GB good point. Using attendance can be beneficial to the coach to explain to a player and possibly parents the lower amount of playing time. Example Susie has made 30% of practices but playing 50% of innings...Susie and her parents shouldn't have much of a complaint with that information. Sharing attendance with the whole team "could" back fire. but as MIB pointed out it puts it out there for everyone to see who's showing up and who isn't (excused or not). This topic is just like stats. So many choices, completely open and available all the time, released at certain times in the season, only at the end of season, allowing only family to see their players stats etc. There's probably no wrong way. I believe the key is to set the expectations early, follow those expectations with consistency.
 
May 29, 2015
1,189
113
I agree that it could be very valuable or very problematic ... @Chris8 nailed the key though ... set the expectations, be very clear about the expectations, and stick to the expectations. If that is done, it won’t backfire. If the expectation is to attend practice, fine. If the expectation is that the “good” kids don’t have to be a part of the team, that’s fine too. Just be upfront.

As a coach, I would prefer not to discuss playing time issues with the parents. I missed the age level you are coaching, but unless it is 18+ you are being rather naive. You are asking them to pay big bucks, you do owe it to them to talk to them. Do it on your terms, but refusing is problematic at best.

I am going to play the best players at their best positions during bracket play regardless if the kid missed a couple of practices. If you are only playing the best players regardless of their attendance or behaviors, why expect anybody to show up at practice?

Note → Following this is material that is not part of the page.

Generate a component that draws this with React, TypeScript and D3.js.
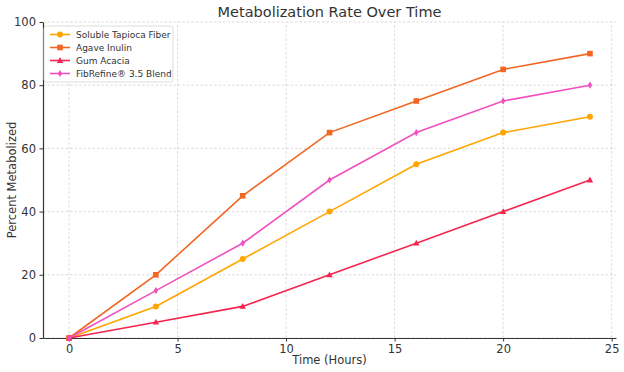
import React, { useEffect, useRef } from 'react';
import * as d3 from 'd3';

const hours = [0, 4, 8, 12, 16, 20, 24];
const tapioca = [0, 10, 25, 40, 55, 65, 70];
const agave = [0, 20, 45, 65, 75, 85, 90];
const gumAcacia = [0, 5, 10, 20, 30, 40, 50];
const fibRefine = [0, 15, 30, 50, 65, 75, 80];
const xTicks = [0, 5, 10, 15, 20, 25];
const yTicks = [0, 20, 40, 60, 80, 100];

const series = [
  { name: 'Soluble Tapioca Fiber', values: tapioca, color: '#ffa500', marker: 'circle' },
  { name: 'Agave Inulin', values: agave, color: '#f26522', marker: 'square' },
  { name: 'Gum Acacia', values: gumAcacia, color: '#f5254f', marker: 'triangle' },
  { name: 'FibRefine® 3.5 Blend', values: fibRefine, color: '#f24fbf', marker: 'diamond' },
];

const FONT = 'DejaVu Sans, sans-serif';

const App: React.FC = () => {
  const ref = useRef<SVGSVGElement | null>(null);

  useEffect(() => {
    if (!ref.current) return;
    const root = d3.select(ref.current);
    root.selectAll('*').remove();

    const width = 624;
    const height = 372;
    const margin = { top: 22, right: 8, bottom: 34, left: 43 };

    const x = d3.scaleLinear().domain([-1.2, 25.2]).range([margin.left, width - margin.right]);
    const y = d3.scaleLinear().domain([0, 100]).range([height - margin.bottom, margin.top]);

    root.append('rect').attr('width', width).attr('height', height).attr('fill', '#fff');

    // grid
    root
      .selectAll('.x-grid')
      .data(xTicks)
      .enter()
      .append('line')
      .attr('x1', (d) => x(d))
      .attr('x2', (d) => x(d))
      .attr('y1', y(0))
      .attr('y2', y(100))
      .attr('stroke', '#ccc')
      .attr('stroke-width', 0.7)
      .attr('stroke-dasharray', '2.5,2');
    root
      .selectAll('.y-grid')
      .data(yTicks)
      .enter()
      .append('line')
      .attr('x1', x(-1.2))
      .attr('x2', x(25.2))
      .attr('y1', (d) => y(d))
      .attr('y2', (d) => y(d))
      .attr('stroke', '#ccc')
      .attr('stroke-width', 0.7)
      .attr('stroke-dasharray', '2.5,2');

    // axes
    const xAxis = d3.axisBottom(x).tickValues(xTicks).tickSize(3.5).tickSizeOuter(0).tickPadding(3);
    const yAxis = d3.axisLeft(y).tickValues(yTicks).tickSize(3.5).tickSizeOuter(0).tickPadding(3.5);

    const gx = root.append('g').attr('transform', `translate(0,${y(0)})`).call(xAxis);
    const gy = root.append('g').attr('transform', `translate(${x(-1.2)},0)`).call(yAxis);
    [gx, gy].forEach((g) => {
      g.select('.domain').attr('stroke', '#333').attr('stroke-width', 1.2);
      g.selectAll('.tick line').attr('stroke', '#333');
      g.selectAll('.tick text').attr('fill', '#333').style('font-family', FONT).style('font-size', '11.5px');
    });

    const line = d3
      .line<number>()
      .x((_, i) => x(hours[i]))
      .y((d) => y(d));

    const drawMarker = (g: any, kind: string, color: string, cx: number, cy: number) => {
      if (kind === 'circle') {
        g.append('circle').attr('cx', cx).attr('cy', cy).attr('r', 3).attr('fill', color);
      } else if (kind === 'square') {
        g.append('rect').attr('x', cx - 2.8).attr('y', cy - 2.8).attr('width', 5.6).attr('height', 5.6).attr('fill', color);
      } else if (kind === 'triangle') {
        g.append('path')
          .attr('d', `M${cx},${cy - 3.4}L${cx + 3.2},${cy + 2.4}L${cx - 3.2},${cy + 2.4}Z`)
          .attr('fill', color);
      } else {
        g.append('path')
          .attr('d', `M${cx},${cy - 3.6}L${cx + 2.2},${cy}L${cx},${cy + 3.6}L${cx - 2.2},${cy}Z`)
          .attr('fill', color);
      }
    };

    series.forEach((s) => {
      root
        .append('path')
        .datum(s.values)
        .attr('d', line)
        .attr('fill', 'none')
        .attr('stroke', s.color)
        .attr('stroke-width', 1.6);
      const g = root.append('g');
      s.values.forEach((v, i) => drawMarker(g, s.marker, s.color, x(hours[i]), y(v)));
    });

    // title and labels
    root
      .append('text')
      .attr('x', (x(-1.2) + x(25.2)) / 2)
      .attr('y', 17)
      .attr('text-anchor', 'middle')
      .attr('fill', '#333')
      .style('font-family', FONT)
      .style('font-size', '14.5px')
      .text('Metabolization Rate Over Time');
    root
      .append('text')
      .attr('x', (x(-1.2) + x(25.2)) / 2)
      .attr('y', 364)
      .attr('text-anchor', 'middle')
      .attr('fill', '#333')
      .style('font-family', FONT)
      .style('font-size', '11.5px')
      .text('Time (Hours)');
    root
      .append('text')
      .attr('transform', `translate(16,${(y(0) + y(100)) / 2}) rotate(-90)`)
      .attr('text-anchor', 'middle')
      .attr('fill', '#333')
      .style('font-family', FONT)
      .style('font-size', '11.5px')
      .text('Percent Metabolized');

    // legend
    const lg = root.append('g').attr('transform', `translate(${x(-1.2) + 1},${y(100) + 4})`);
    lg.append('rect')
      .attr('width', 129)
      .attr('height', 56)
      .attr('rx', 2.5)
      .attr('fill', '#fff')
      .attr('fill-opacity', 0.85)
      .attr('stroke', '#ddd');
    series.forEach((s, i) => {
      const cy = 8.5 + i * 13;
      lg.append('line').attr('x1', 6).attr('x2', 26).attr('y1', cy).attr('y2', cy).attr('stroke', s.color).attr('stroke-width', 1.6);
      drawMarker(lg, s.marker, s.color, 16, cy);
      lg.append('text')
        .attr('x', 32)
        .attr('y', cy + 3.3)
        .attr('fill', '#333')
        .style('font-family', FONT)
        .style('font-size', '9px')
        .text(s.name);
    });
  }, []);

  return <svg ref={ref} width={624} height={372} style={{ position: 'absolute', left: 0, top: 0 }}></svg>;
};

export default App;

I’m not trying to sound stand-offish, but just trying to get you to challenge your own thinking.
 
Aug 13, 2013
295
18
Sayville
1) I only share with individual players their attendance
2) I had a full team practice only once this fall so...
3) At 18U, players are the ones who need to discuss playing time. because if I discuss playing time with a parent then I play that daughter a lot, that parent will think all they have to do is say something to me and boom...playing time
And all expectations and how I do things are laid out at beginning of season.
Thanks all for the thoughts but really was just venting!!